### TASK PROMPT
From the entries below, copy every line that holds the word "this".

### DATA EXCERPTS
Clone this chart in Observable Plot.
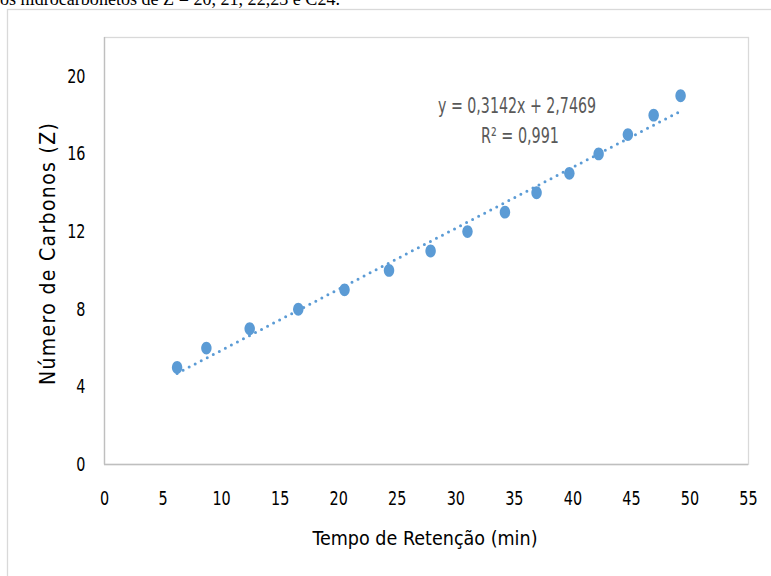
<!DOCTYPE html>
<html>
<head>
<meta charset="utf-8">
<script src="https://cdn.jsdelivr.net/npm/d3@7"></script>
<script src="https://cdn.jsdelivr.net/npm/@observablehq/plot@0.6"></script>
<style>
  html, body { margin: 0; padding: 0; background: #fff; }
  #wrap { position: relative; width: 771px; height: 576px; overflow: hidden; background: #fff; }
  #wrap > svg { position: absolute; left: 0; top: 0; }
  #overlay { pointer-events: none; }
</style>
</head>
<body>
<div id="wrap"></div>
<script>
// ---- data ----
const retentionTimes = [6.2, 8.7, 12.4, 16.55, 20.5, 24.3, 27.85, 31.0, 34.2, 36.9, 39.7, 42.2, 44.7, 46.9, 49.2];
const carbonNumbers  = [5, 6, 7, 8, 9, 10, 11, 12, 13, 14, 15, 16, 17, 18, 19];
const trendSlope = 0.3142;
const trendIntercept = 2.7469;
const equationLines = ["y = 0,3142x + 2,7469", "R² = 0,991"];
const xTicks = [0, 5, 10, 15, 20, 25, 30, 35, 40, 45, 50, 55];
const yTicks = [0, 4, 8, 12, 16, 20];
const xTitle = "Tempo  de Retenção  (min)";
const yTitle = "Número  de Carbonos (Z)";
const topText = "os hidrocarbonetos de Z = 20, 21, 22,23 e C24.";

// ---- derived tables ----
const points = retentionTimes.map((t, i) => ({x: t, y: carbonNumbers[i]}));
const xExt = d3.extent(retentionTimes);
const trend = xExt.map(x => ({x, y: trendSlope * x + trendIntercept}));

const blue = "#5B9BD5";
const narrow = "'Liberation Sans Narrow', 'DejaVu Sans Condensed', 'Arial Narrow', sans-serif";

// elliptical marker (Excel markers appear slightly tall)
const ellipse = {
  draw(ctx, size) {
    const r = Math.sqrt(size / Math.PI);
    const rx = r * 0.87, ry = r * 1.07, k = 0.5523;
    const kx = rx * k, ky = ry * k;
    ctx.moveTo(rx, 0);
    ctx.bezierCurveTo(rx, ky, kx, ry, 0, ry);
    ctx.bezierCurveTo(-kx, ry, -rx, ky, -rx, 0);
    ctx.bezierCurveTo(-rx, -ky, -kx, -ry, 0, -ry);
    ctx.bezierCurveTo(kx, -ry, rx, -ky, rx, 0);
    ctx.closePath();
  }
};

const chart = Plot.plot({
  width: 771,
  height: 576,
  marginLeft: 104,
  marginRight: 23,
  marginTop: 37,
  marginBottom: 112,
  style: {fontFamily: narrow, fontSize: "20px", color: "#000", background: "transparent", overflow: "visible"},
  x: {domain: [0, 55], ticks: xTicks, tickSize: 0, tickPadding: 26, label: null},
  y: {domain: [0, 22], ticks: yTicks, tickSize: 0, tickPadding: 19, label: null},
  marks: [
    Plot.frame({stroke: "#d9d9d9", strokeWidth: 1.3}),
    Plot.ruleX([0], {stroke: "#bfbfbf", strokeWidth: 1.3}),
    Plot.ruleY([0], {stroke: "#bfbfbf", strokeWidth: 1.3}),
    Plot.line(trend, {x: "x", y: "y", stroke: blue, strokeWidth: 3, strokeDasharray: "0,6.8", strokeLinecap: "round"}),
    Plot.dot(points, {x: "x", y: "y", fill: blue, stroke: "none", r: 6, symbol: ellipse}),
    Plot.text([equationLines[0]], {frameAnchor: "top-right", dx: -231.5, dy: 68, text: d => d, textAnchor: "middle", lineAnchor: "middle", fill: "#595959", fontSize: 22}),
    Plot.text([equationLines[1]], {frameAnchor: "top-right", dx: -228.5, dy: 98, text: d => d, textAnchor: "middle", lineAnchor: "middle", fill: "#595959", fontSize: 22})
  ]
});

const wrap = document.getElementById("wrap");

// background decorations (outer chart frame + cut-off text above)
const ns = "http://www.w3.org/2000/svg";
const bg = document.createElementNS(ns, "svg");
bg.setAttribute("width", 771); bg.setAttribute("height", 576);
bg.innerHTML = `<rect x="7.5" y="9.5" width="800" height="600" fill="#fff" stroke="#d9d9d9" stroke-width="1.3"/>`;
wrap.appendChild(bg);
wrap.appendChild(chart);

// narrow the tick labels (reference uses a tall, condensed face)
chart.querySelectorAll('g[aria-label="x-axis tick label"] text, g[aria-label="y-axis tick label"] text').forEach(t => {
  const w = t.getComputedTextLength();
  t.setAttribute("textLength", (w * 0.8).toFixed(2));
  t.setAttribute("lengthAdjust", "spacingAndGlyphs");
});
// fit the equation lines to the reference widths
const eqWidths = {[equationLines[0]]: 158, [equationLines[1]]: 78};
chart.querySelectorAll('g[aria-label="text"] text').forEach(t => {
  const w = eqWidths[t.textContent];
  if (w) { t.setAttribute("textLength", w); t.setAttribute("lengthAdjust", "spacingAndGlyphs"); }
});

const ov = document.createElementNS(ns, "svg");
ov.setAttribute("id", "overlay");
ov.setAttribute("width", 771); ov.setAttribute("height", 576);
function addText(str, attrs) {
  const t = document.createElementNS(ns, "text");
  for (const k in attrs) t.setAttribute(k, attrs[k]);
  t.textContent = str;
  ov.appendChild(t);
  return t;
}
addText(topText, {x: 0, y: 4.5, "font-family": "'Liberation Serif', 'Times New Roman', serif", "font-size": 18, fill: "#000", textLength: 340, lengthAdjust: "spacingAndGlyphs"});
addText(xTitle, {x: 425, y: 545, "text-anchor": "middle", "font-family": narrow, "font-size": 20, fill: "#000", textLength: 225, lengthAdjust: "spacingAndGlyphs"});
addText(yTitle, {x: 0, y: 0, transform: "translate(55,254) rotate(-90)", "text-anchor": "middle", "font-family": narrow, "font-size": 21, fill: "#000", textLength: 262, lengthAdjust: "spacing"});
wrap.appendChild(ov);
</script>
</body>
</html>
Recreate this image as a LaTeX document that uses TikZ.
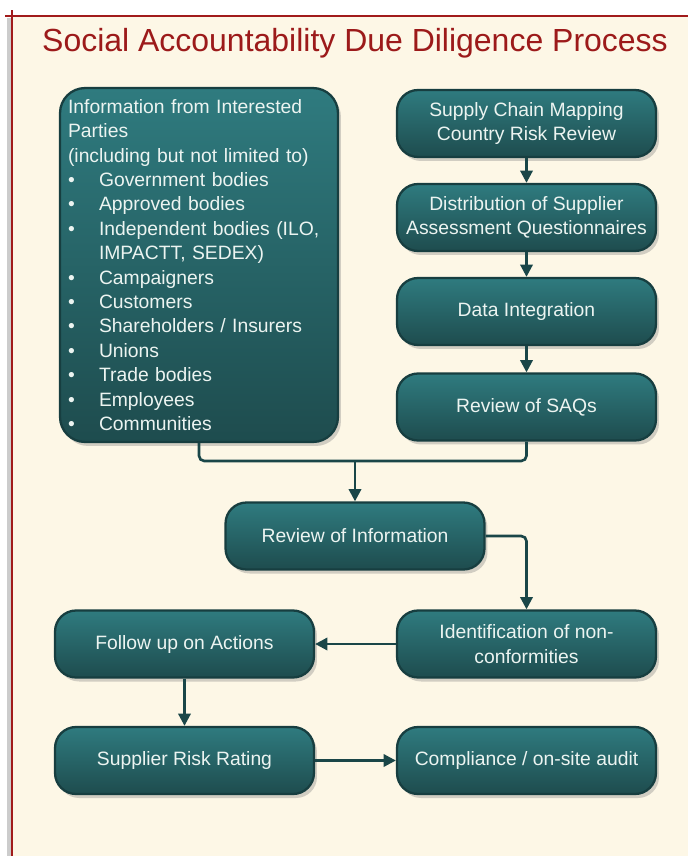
\documentclass[tikz,border=0pt]{standalone}
\usepackage{fontspec}
\setmainfont{Liberation Sans}
\usetikzlibrary{arrows.meta,shadows}

\definecolor{cream}{HTML}{FDF7E6}
\definecolor{titlered}{HTML}{9C1A1A}
\definecolor{framered}{HTML}{A11B1B}
\definecolor{tealtop}{HTML}{2F7B7F}
\definecolor{tealbot}{HTML}{1E4C4E}
\definecolor{tealedge}{HTML}{173E40}
\definecolor{boxtext}{HTML}{ECF4F1}
\definecolor{linkline}{HTML}{1A4648}

\newcommand{\bul}{\makebox[0.62cm][l]{\textbullet}}

\begin{document}
\begin{tikzpicture}[x=0.02cm, y=-0.02cm,
  stepbox/.style={rectangle, rounded corners=0.42cm, draw=tealedge, line width=1.3pt,
    top color=tealtop, bottom color=tealbot, text=boxtext, align=center,
    font=\fontsize{11}{13.9}\selectfont, minimum width=5.18cm, minimum height=1.34cm,
    inner sep=2pt, drop shadow={shadow xshift=0.06cm, shadow yshift=-0.08cm, opacity=0.35}},
  link/.style={draw=linkline, line width=1.5pt, -{Triangle[length=7pt, width=7pt]}},
  joinline/.style={draw=linkline, line width=1.5pt, rounded corners=3pt}]

\useasboundingbox (0,0) rectangle (688,856);

% page frame
\fill[white] (0,0) rectangle (688,856);
\fill[cream] (12,16) rectangle (688,856);
\draw[black!20, line width=2pt] (9,18) -- (9,856);
\draw[framered, line width=1.5pt] (5,16) -- (688,16);
\draw[framered, line width=1.5pt] (12,10) -- (12,856);

\node[text=titlered, font=\fontsize{18.2}{22}\selectfont, anchor=base] (title) at (355,51)
  {Social Accountability Due Diligence Process};

% boxes
\node[stepbox, minimum width=5.56cm, minimum height=7.08cm, text width=5.24cm,
  align=left, rounded corners=0.5cm] (info) at (199,265)
  {Information from Interested\\
   Parties\\
   (including but not limited to)\\
   \bul Government bodies\\
   \bul Approved bodies\\
   \bul Independent bodies (ILO,\\
   \hspace*{0.62cm}IMPACTT, SEDEX)\\
   \bul Campaigners\\
   \bul Customers\\
   \bul Shareholders / Insurers\\
   \bul Unions\\
   \bul Trade bodies\\
   \bul Employees\\
   \bul Communities};

\node[stepbox] (sc) at (526.5,123.5) {Supply Chain Mapping\\Country Risk Review};
\node[stepbox] (dist) at (526.5,217.5) {Distribution of Supplier\\Assessment Questionnaires};
\node[stepbox] (data) at (526.5,311.5) {Data Integration};
\node[stepbox] (saq) at (526.5,407) {Review of SAQs};
\node[stepbox] (revinfo) at (355,536) {Review of Information};
\node[stepbox] (ident) at (526.5,644) {Identification of non-\\conformities};
\node[stepbox] (follow) at (184.5,644) {Follow up on Actions};
\node[stepbox] (srr) at (184.5,760.5) {Supplier Risk Rating};
\node[stepbox] (comp) at (526.5,760.5) {Compliance / on-site audit};

% connectors
\coordinate (join) at (355,461);

\draw[link] (sc) -- (dist);
\draw[link] (dist) -- (data);
\draw[link] (data) -- (saq);
\draw[joinline] (info.south) |- (join) -| (saq.south);
\draw[link] (join) -- (revinfo);
\draw[link, rounded corners=3pt] (revinfo.east) -| (ident.north);
\draw[link] (ident) -- (follow);
\draw[link] (follow) -- (srr);
\draw[link] (srr) -- (comp);

\end{tikzpicture}
\end{document}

### SOLVED EXERCISE
Clone this chart in Observable Plot.
Recreate this image as a LaTeX document that uses TikZ.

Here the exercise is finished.